Many of us logged on to Google Reader this week to read this. The service is shutting down in July. If, like me, you use Google Reader to skim through all your favorite blogs, you'll have to find an alternative. Bloglovin' takes a few steps to transfer your Google Reader subscriptions, but the interface is similar. The downside is that it doesn't let you group or sort the blogs you follow. Feedly is also pretty good, and preserves your groups.
But what does the death of Google Reader mean if you're a blogger?
It means that ALL of us could potentially lose some subscribers* and page views --- in the short term at least.
Bloggers who use Google Friend Connect (GFC) will probably be affected. Wordpress-ers, I'm definitely talking to you. Tumblr peeps: sorry, I don't even understand Tumblr. (But just FYI, I follow all your Tumblrs on Google Reader.)

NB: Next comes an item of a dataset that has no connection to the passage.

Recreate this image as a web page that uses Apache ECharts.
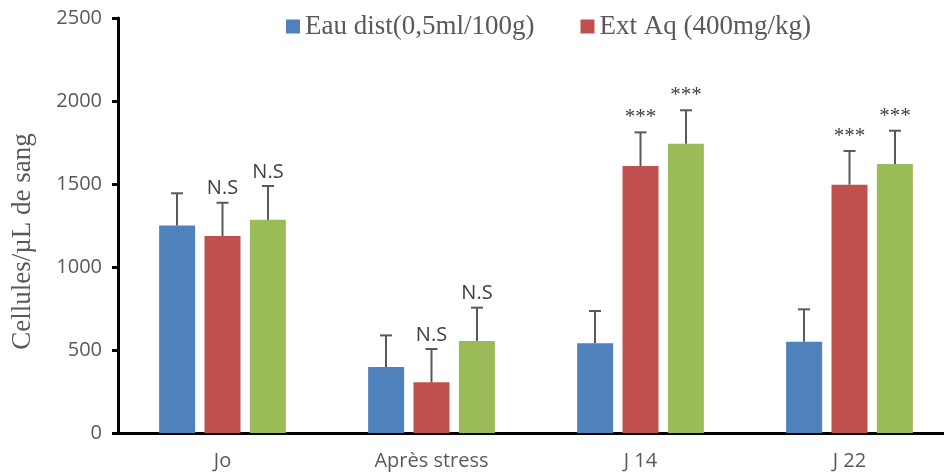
<!DOCTYPE html>
<html>
<head>
<meta charset="utf-8">
<script src="https://cdn.jsdelivr.net/npm/echarts@6/dist/echarts.min.js"></script>
<style>html,body{margin:0;padding:0;background:#fff;}#c{width:944px;height:476px;}</style>
</head>
<body>
<div id="c"></div>
<script>
var categories = ['Jo', 'Après stress', 'J 14', 'J 22'];
var seriesNames = ['Eau dist(0,5ml/100g)', 'Ext Aq (400mg/kg)', 'Série 3'];
var blueValues = [1250, 398, 540, 550];
var redValues = [1187, 305, 1608, 1496];
var greenValues = [1285, 554, 1743, 1620];
var blueErr = [194, 190, 195, 195];
var redErr = [200, 201, 203, 203];
var greenErr = [203, 201, 201, 201];
var blueSig = ['', '', '', ''];
var redSig = ['N.S', 'N.S', '***', '***'];
var greenSig = ['N.S', 'N.S', '***', '***'];
var yTicks = [0, 500, 1000, 1500, 2000, 2500];

var colors = ['#4F81BD', '#C0504D', '#9BBB59'];
var allVals = [blueValues, redValues, greenValues];
var allErr = [blueErr, redErr, greenErr];
var allSig = [blueSig, redSig, greenSig];
var offsets = [-45.5, 0, 45.5];

function errSeries(k) {
  var data = allVals[k].map(function (v, i) { return [i, v, v + allErr[k][i]]; });
  return {
    type: 'custom',
    z: 5,
    silent: true,
    data: data,
    renderItem: function (params, api) {
      var i = api.value(0);
      var base = api.coord([i, api.value(1)]);
      var top = api.coord([i, api.value(2)]);
      var x = base[0] + offsets[k];
      var sig = allSig[k][i];
      var children = [
        { type: 'line', shape: { x1: x, y1: base[1], x2: x, y2: top[1] }, style: { stroke: '#595959', lineWidth: 2 } },
        { type: 'line', shape: { x1: x - 6, y1: top[1], x2: x + 6, y2: top[1] }, style: { stroke: '#595959', lineWidth: 2 } }
      ];
      if (sig) {
        var isStar = sig === '***';
        children.push({
          type: 'text',
          style: {
            text: sig, x: x, y: top[1] - 4,
            align: 'center', verticalAlign: 'bottom',
            fill: '#404040',
            font: isStar ? '21px "Liberation Serif"' : '20px "Open Sans"'
          }
        });
      }
      return { type: 'group', children: children };
    }
  };
}

var series = [];
for (var k = 0; k < 3; k++) {
  series.push({
    name: seriesNames[k],
    type: 'bar',
    data: allVals[k],
    barWidth: 36,
    barGap: '26%',
    itemStyle: { color: colors[k] }
  });
}
for (var k2 = 0; k2 < 3; k2++) series.push(errSeries(k2));

var chart = echarts.init(document.getElementById('c'));
chart.setOption({
  animation: false,
  color: colors,
  legend: {
    data: [seriesNames[0], seriesNames[1]],
    top: 13,
    left: 286,
    padding: 0,
    itemWidth: 14,
    itemHeight: 14,
    itemGap: 46,
    icon: 'rect',
    textStyle: { fontFamily: 'Liberation Serif', fontSize: 27, color: '#595959' }
  },
  grid: { left: 118, right: -10, top: 18, bottom: 43, containLabel: false, outerBoundsMode: 'none' },
  xAxis: {
    type: 'category',
    data: categories,
    axisLine: { lineStyle: { color: '#000', width: 3 } },
    axisTick: { show: false },
    axisLabel: { color: '#595959', fontFamily: 'Open Sans', fontSize: 20, margin: 18 }
  },
  yAxis: {
    type: 'value',
    min: yTicks[0],
    max: yTicks[yTicks.length - 1],
    interval: 500,
    name: 'Cellules/µL de sang',
    nameLocation: 'middle',
    nameGap: 82,
    nameTextStyle: { fontFamily: 'Liberation Serif', fontSize: 27, color: '#595959', padding: [0, 32, 0, 0] },
    axisLine: { show: true, lineStyle: { color: '#000', width: 3 } },
    axisTick: { show: true, length: 6, lineStyle: { color: '#000', width: 3 } },
    splitLine: { show: false },
    axisLabel: { color: '#595959', fontFamily: 'Open Sans', fontSize: 20, margin: 16, formatter: function (v) { return String(v); } }
  },
  series: series
});
</script>
</body>
</html>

*If you don't understand what blog "subscribers" even means, check out this post by my friend Ashley at Book Nook and then come back. If you know what GFC and RSS mean, read on:
As far as I can tell, this is what happens to our followers after the death of Google Reader. I make no claims to be a computer genius, just someone good at research. If you think I'm wrong about something, let me know in comments. Let's figure this out!
When people click "join this site" to be GFC friends with you (as above) your blog feed is automatically added to their Google Reader. (A link to your blog is also added to something called their Blogger Reading List, but most of us don't even know what that is or what it does.)
So it seems to me that in the absence of Google Reader, GFC becomes the equivalent of a Facebook "like." It no longer has anything to do with getting people to read your blog content. So those of us with GFC may see our page views fall off a little. And I wouldn't get too attached to GFC. It seems to me that Google's next logical step is to get us to transfer those GFC friends to Google+ circles.
It seems to me that in the short term, the end of Google Reader is a minor but not disastrous setback. Those of us who like to use feed readers will find a new one. If blog subscribers are lost, it will happen to all of us -- though only those of us who monitor our RSS numbers will actually feel that pain. We all may lose a few readers -- probably those who followed our blogs but never actually read them. Which is a good reminder not to focus on just one blog statistic to assess your progress.
Bigger picture? It means that Google is looking at all its products with a critical eye. More change is probably coming.
You know what? I like Blogger. I'm very happy right where I am and I'd like to keep my blog here. So...
We need to talk.
Google, I will always love you. We've grown up together. I couldn't believe it when I found you -- someone willing to answer all my strange questions, 24/7.
You never judge. Remember that time I Googled “love triangles with priests?” You didn't say, "Tacky much, Jen?” You said, "Hang tight, I'm on it."
When I wanted to start a YA book blog, I thought of you right away. My techie friends were like, “You want to be with Blogger? Really? Blogger is to blogs what Wii is to gaming.”
And I said, “You guys are snobs. Blogger understands me and my need for a free, user-friendly blogging platform that allows outside plug-ins. I choose Blogger and we expect your full support."
At first, I was deliriously happy. You introduced me to Feedburner, and we all got along great. When you asked me to spice up our relationship by trying new stuff, like Google+, I did. You’re that important to me.
Then you told me I couldn’t be GFC friends with certain bloggers. After that, I found a strange note in your pocket about discontinuing the Feedburner API. I asked you what an API was, but you told me that had nothing to do with the two of us.
Now you are telling me that Google Reader isn't working for you anymore. So I'm beginning to wonder where you see our relationship in the long term. I want to make this work -- just talk to me!